Jacob Sullum objects:
The "perfect test" of freedom was a legal regime in which the rights of African Americans were systematically denied, murderous assaults on them went unpunished, and businesses were forced to discriminate against them? And all that was somehow the result of "libertarian philosophy"? It's hard to believe that Bartlett, a former Ron Paul staffer and occasional Reason contributor, believes any of this. This deliberately dense rant reeks of Bartlett's desperation to distinguish himself from libertarians who have been unfairly tarred as racists by joining in the ad hominem assault.

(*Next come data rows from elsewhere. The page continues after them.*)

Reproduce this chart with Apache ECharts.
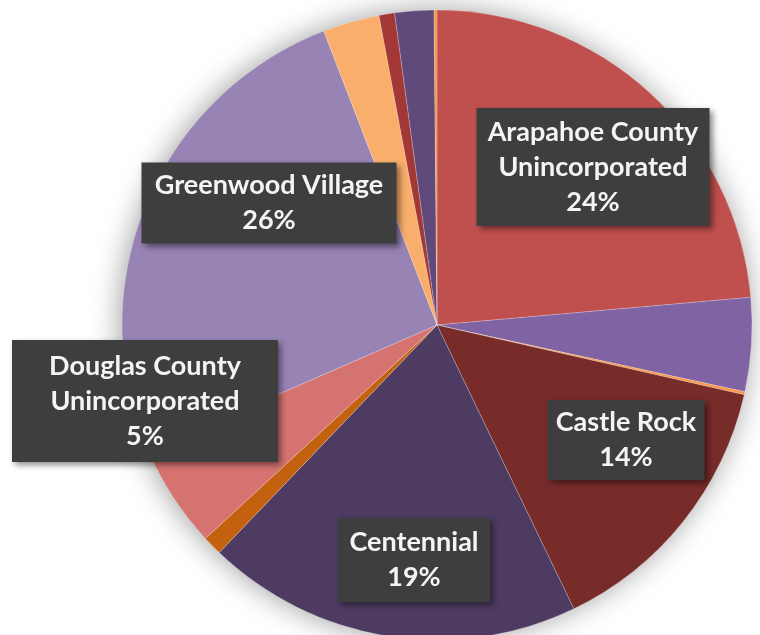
<!DOCTYPE html>
<html>
<head>
<meta charset="utf-8">
<script src="https://cdn.jsdelivr.net/npm/echarts@6/dist/echarts.min.js"></script>
<style>
html,body{margin:0;padding:0;background:#fff;}
#chart{width:760px;height:635px;}
</style>
</head>
<body>
<div id="chart"></div>
<script>
// Slice names (clockwise from 12 o'clock)
const sliceNames = [
  'Arapahoe County\nUnincorporated',
  'Slice B',
  'Slice C',
  'Castle Rock',
  'Centennial',
  'Slice F',
  'Douglas County\nUnincorporated',
  'Greenwood Village',
  'Slice I',
  'Slice J',
  'Slice K',
  'Slice L'
];
// Slice shares (percent)
const sliceValues = [23.6, 4.8, 0.15, 14.3, 19.3, 1.0, 5.3, 25.7, 2.9, 0.8, 2.0, 0.15];
// Which slices carry a label
const labelled = [true, false, false, true, true, false, true, true, false, false, false, false];

// Styling (kept separate from the data)
const sliceColors = ['#C0504D', '#7F63A3', '#F79646', '#772C2A', '#4D3B62', '#C4610F',
                     '#D57370', '#9883B5', '#F9AE6C', '#A33735', '#604A7B', '#F79646'];
// label box layout: index -> [centerX, centerY, width, height]
const labelBoxes = {
  0: [593, 167, 233, 118],
  3: [626, 440, 157, 80],
  4: [414, 560, 152, 84],
  6: [145, 401, 266, 122],
  7: [269, 203, 255, 81]
};

const chart = echarts.init(document.getElementById('chart'), null, {renderer: 'canvas'});

const pieData = sliceNames.map((n, i) => {
  const item = {name: n, value: sliceValues[i], itemStyle: {color: sliceColors[i]}};
  if (labelled[i]) {
    const b = labelBoxes[i];
    item.label = {show: true, width: b[2], height: b[3]};
  } else {
    item.label = {show: false};
  }
  return item;
});

chart.setOption({
  animation: false,
  backgroundColor: '#ffffff',
  series: [
    {
      type: 'pie',
      silent: true,
      z: 1,
      center: [437, 325],
      radius: 314,
      label: {show: false},
      labelLine: {show: false},
      itemStyle: {color: '#ffffff', shadowBlur: 30, shadowColor: 'rgba(0,0,0,0.4)', shadowOffsetX: -2, shadowOffsetY: 0},
      data: [{value: sliceValues.reduce((a, b) => a + b, 0), name: 'all'}]
    },
    {
      type: 'pie',
      z: 2,
      center: [437, 325],
      radius: 315,
      startAngle: 90,
      clockwise: true,
      avoidLabelOverlap: false,
      itemStyle: {borderWidth: 0.6, borderColor: 'rgba(255,255,255,0.35)'},
      labelLine: {show: false},
      label: {
        position: 'inside',
        formatter: p => p.name + '\n' + Math.round(p.percent) + '%',
        color: '#f4f4f4',
        fontFamily: 'Lato',
        fontWeight: 'bold',
        fontSize: 27,
        lineHeight: 35,
        align: 'center',
        verticalAlign: 'middle',
        backgroundColor: '#3e3e3e',
        padding: 0,
        shadowBlur: 6,
        shadowOffsetX: 3,
        shadowOffsetY: 3,
        shadowColor: 'rgba(0,0,0,0.45)'
      },
      labelLayout: function (params) {
        const b = labelBoxes[params.dataIndex];
        if (!b) return {};
        return {x: b[0], y: b[1], align: 'center', verticalAlign: 'middle'};
      },
      data: pieData
    }
  ]
});
</script>
</body>
</html>
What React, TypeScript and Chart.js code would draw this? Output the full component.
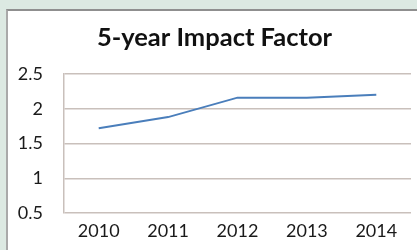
import React, { useEffect, useRef } from "react";
import { Chart, registerables } from "chart.js";

Chart.register(...registerables);

const years: string[] = ["2010", "2011", "2012", "2013", "2014"];
const impactFactor: number[] = [1.72, 1.88, 2.16, 2.16, 2.2];
const yTicks: number[] = [0.5, 1, 1.5, 2, 2.5];
const titleText = "5-year Impact Factor";

export default function App() {
  const ref = useRef<HTMLCanvasElement | null>(null);

  useEffect(() => {
    document.body.style.margin = "0";
    const ctx = ref.current;
    if (!ctx) return;
    const chart = new Chart(ctx, {
      type: "line",
      data: {
        labels: years,
        datasets: [
          {
            data: impactFactor,
            borderColor: "#4a7ebb",
            borderWidth: 2,
            pointRadius: 0,
            tension: 0,
            fill: false,
          },
        ],
      },
      options: {
        animation: false,
        responsive: false,
        maintainAspectRatio: false,
        layout: { padding: { left: 12, right: 0, top: 0, bottom: 0 } },
        plugins: {
          legend: { display: false },
          tooltip: { enabled: false },
          title: {
            display: true,
            text: titleText,
            color: "#111",
            font: { family: "Lato", size: 25.5, weight: "bold", lineHeight: 1.2 },
            padding: { top: 22.7, bottom: 20.7 },
          },
        },
        scales: {
          x: {
            type: "category",
            offset: true,
            grid: { display: false, drawTicks: false },
            border: { display: false },
            afterFit: (axis: any) => {
              axis.height = 37;
            },
            ticks: {
              color: "#1a1a1a",
              font: { family: "Lato", size: 18 },
              padding: 7,
              maxRotation: 0,
            },
          },
          y: {
            min: 0.5,
            max: 2.5,
            afterBuildTicks: (axis: any) => {
              axis.ticks = yTicks.map((v) => ({ value: v }));
            },
            afterFit: (axis: any) => {
              axis.width = 52;
            },
            grid: { color: "#c9c0bb", lineWidth: 1.5, drawTicks: false },
            border: { display: true, color: "#c9c0bb", width: 1.5 },
            ticks: {
              color: "#1a1a1a",
              font: { family: "Lato", size: 18 },
              padding: 21,
              callback: (v: any) => String(v),
            },
          },
          spacer: {
            type: "linear",
            position: "right",
            display: true,
            grid: { display: false, drawTicks: false },
            border: { display: false },
            ticks: { display: false },
            afterFit: (axis: any) => {
              axis.width = 6;
            },
          },
        },
      },
    });
    return () => chart.destroy();
  }, []);

  return (
    <div
      style={{
        position: "relative",
        width: 417,
        height: 250,
        background: "#dce9e2",
        overflow: "hidden",
      }}
    >
      <div
        style={{
          position: "absolute",
          left: 6,
          top: 9,
          width: 420,
          height: 250,
          background: "#ffffff",
          borderTop: "2px solid #8f8f8f",
          borderLeft: "2px solid #a9a9a9",
          boxSizing: "border-box",
        }}
      />
      <canvas
        ref={ref}
        width={417}
        height={250}
        style={{ position: "absolute", left: 0, top: 0 }}
      />
    </div>
  );
}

Sullum isn't actually contradicting Bartlett's history here; he's objecting to the idea that the culture of white supremacist violence and coercion in the South, supported by local and state governments, could be described as "libertarian." That's actually beside the point Bartlett is making.
When I first read that paragraph, it seemed clear to me that Bartlett was referring to the fact that the Civil Rights Act of 1875, which did many of the things that the 1964 Civil Rights Act did, was overturned on what can be described as "libertarian" grounds, namely that private discrimination was a private, not a state, matter and that the Constitution did not protect against it. As Justice Joseph P. Bradley wrote in his majority opinion, "It is proper to state that civil rights, such as are guarantied by the Constitution against state aggression, cannot be impaired by the wrongful acts of individuals, unsupported by state authority in the shape of laws, customs, or judicial or executive proceedings." (There's even a shoutout to the 10th Amendment.) That 1887 decision led ultimately to decades of white supremacist violence and coercion in the South, as the federal government was no longer empowered to do anything about it.
I understand why Sullum is upset, but Bartlett isn't saying that "libertarians" did these terrible things or that "libertarians" are responsible for white supremacy. What he's saying is that the reading of the Constitution that the Supreme Court made in 1883 is very much along the lines of what Rand Paul was arguing. The history following that ruling speaks for itself.